··· Data block
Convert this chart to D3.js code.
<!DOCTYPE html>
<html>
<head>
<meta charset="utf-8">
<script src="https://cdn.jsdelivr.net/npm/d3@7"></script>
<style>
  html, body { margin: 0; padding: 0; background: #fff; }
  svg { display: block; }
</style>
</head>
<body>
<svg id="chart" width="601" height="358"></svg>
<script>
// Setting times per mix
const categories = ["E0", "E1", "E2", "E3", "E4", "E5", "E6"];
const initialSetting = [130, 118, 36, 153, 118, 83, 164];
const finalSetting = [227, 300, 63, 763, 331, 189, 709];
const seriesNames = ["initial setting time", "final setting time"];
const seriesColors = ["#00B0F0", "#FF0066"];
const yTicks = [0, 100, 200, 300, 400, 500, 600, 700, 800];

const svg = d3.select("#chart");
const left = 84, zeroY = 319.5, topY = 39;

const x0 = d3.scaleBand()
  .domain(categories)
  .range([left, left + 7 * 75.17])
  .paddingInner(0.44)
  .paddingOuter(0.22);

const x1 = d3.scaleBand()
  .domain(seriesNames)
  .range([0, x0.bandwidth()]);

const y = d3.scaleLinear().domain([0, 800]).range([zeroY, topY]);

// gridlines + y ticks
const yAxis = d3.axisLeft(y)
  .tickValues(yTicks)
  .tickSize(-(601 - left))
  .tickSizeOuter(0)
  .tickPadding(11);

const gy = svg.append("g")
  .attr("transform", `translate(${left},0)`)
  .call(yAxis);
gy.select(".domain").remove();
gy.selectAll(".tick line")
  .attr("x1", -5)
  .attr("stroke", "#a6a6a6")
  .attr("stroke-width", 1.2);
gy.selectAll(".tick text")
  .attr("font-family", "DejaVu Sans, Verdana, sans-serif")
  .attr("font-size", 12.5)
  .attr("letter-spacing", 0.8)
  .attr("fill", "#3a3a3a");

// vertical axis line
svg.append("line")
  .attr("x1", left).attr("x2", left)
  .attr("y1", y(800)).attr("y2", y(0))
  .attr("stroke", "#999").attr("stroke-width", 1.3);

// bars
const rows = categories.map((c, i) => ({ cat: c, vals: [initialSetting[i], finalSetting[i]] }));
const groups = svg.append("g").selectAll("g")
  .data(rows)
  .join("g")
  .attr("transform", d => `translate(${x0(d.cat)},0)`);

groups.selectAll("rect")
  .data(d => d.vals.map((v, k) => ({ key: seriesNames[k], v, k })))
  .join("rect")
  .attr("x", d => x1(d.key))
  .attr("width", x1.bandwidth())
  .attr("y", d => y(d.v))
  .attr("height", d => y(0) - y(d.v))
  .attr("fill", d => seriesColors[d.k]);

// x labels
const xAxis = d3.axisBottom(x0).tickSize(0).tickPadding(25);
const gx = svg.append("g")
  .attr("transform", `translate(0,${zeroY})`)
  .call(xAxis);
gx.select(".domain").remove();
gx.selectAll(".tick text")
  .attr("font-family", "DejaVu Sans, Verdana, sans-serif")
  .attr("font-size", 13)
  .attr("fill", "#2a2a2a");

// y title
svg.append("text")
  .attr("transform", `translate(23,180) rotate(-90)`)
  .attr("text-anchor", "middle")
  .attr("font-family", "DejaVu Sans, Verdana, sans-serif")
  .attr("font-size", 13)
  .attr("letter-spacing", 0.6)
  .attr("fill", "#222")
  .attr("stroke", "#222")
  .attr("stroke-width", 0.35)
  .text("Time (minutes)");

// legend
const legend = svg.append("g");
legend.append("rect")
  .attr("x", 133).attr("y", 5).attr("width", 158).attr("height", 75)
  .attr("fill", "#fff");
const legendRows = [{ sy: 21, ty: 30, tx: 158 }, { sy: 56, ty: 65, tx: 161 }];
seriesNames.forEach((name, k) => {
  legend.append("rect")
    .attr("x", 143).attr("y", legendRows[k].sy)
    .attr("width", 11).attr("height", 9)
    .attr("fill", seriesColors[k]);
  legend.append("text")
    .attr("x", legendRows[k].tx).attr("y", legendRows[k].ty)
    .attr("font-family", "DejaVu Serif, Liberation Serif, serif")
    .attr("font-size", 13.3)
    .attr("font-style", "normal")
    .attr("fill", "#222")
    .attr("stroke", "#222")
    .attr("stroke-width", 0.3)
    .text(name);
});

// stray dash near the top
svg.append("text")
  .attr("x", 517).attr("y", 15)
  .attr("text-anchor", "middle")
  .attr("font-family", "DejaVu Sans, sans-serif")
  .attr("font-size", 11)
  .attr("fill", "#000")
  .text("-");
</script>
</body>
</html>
······
Lines of the listing that contain the word "chart" are to be counted; report only their number.

3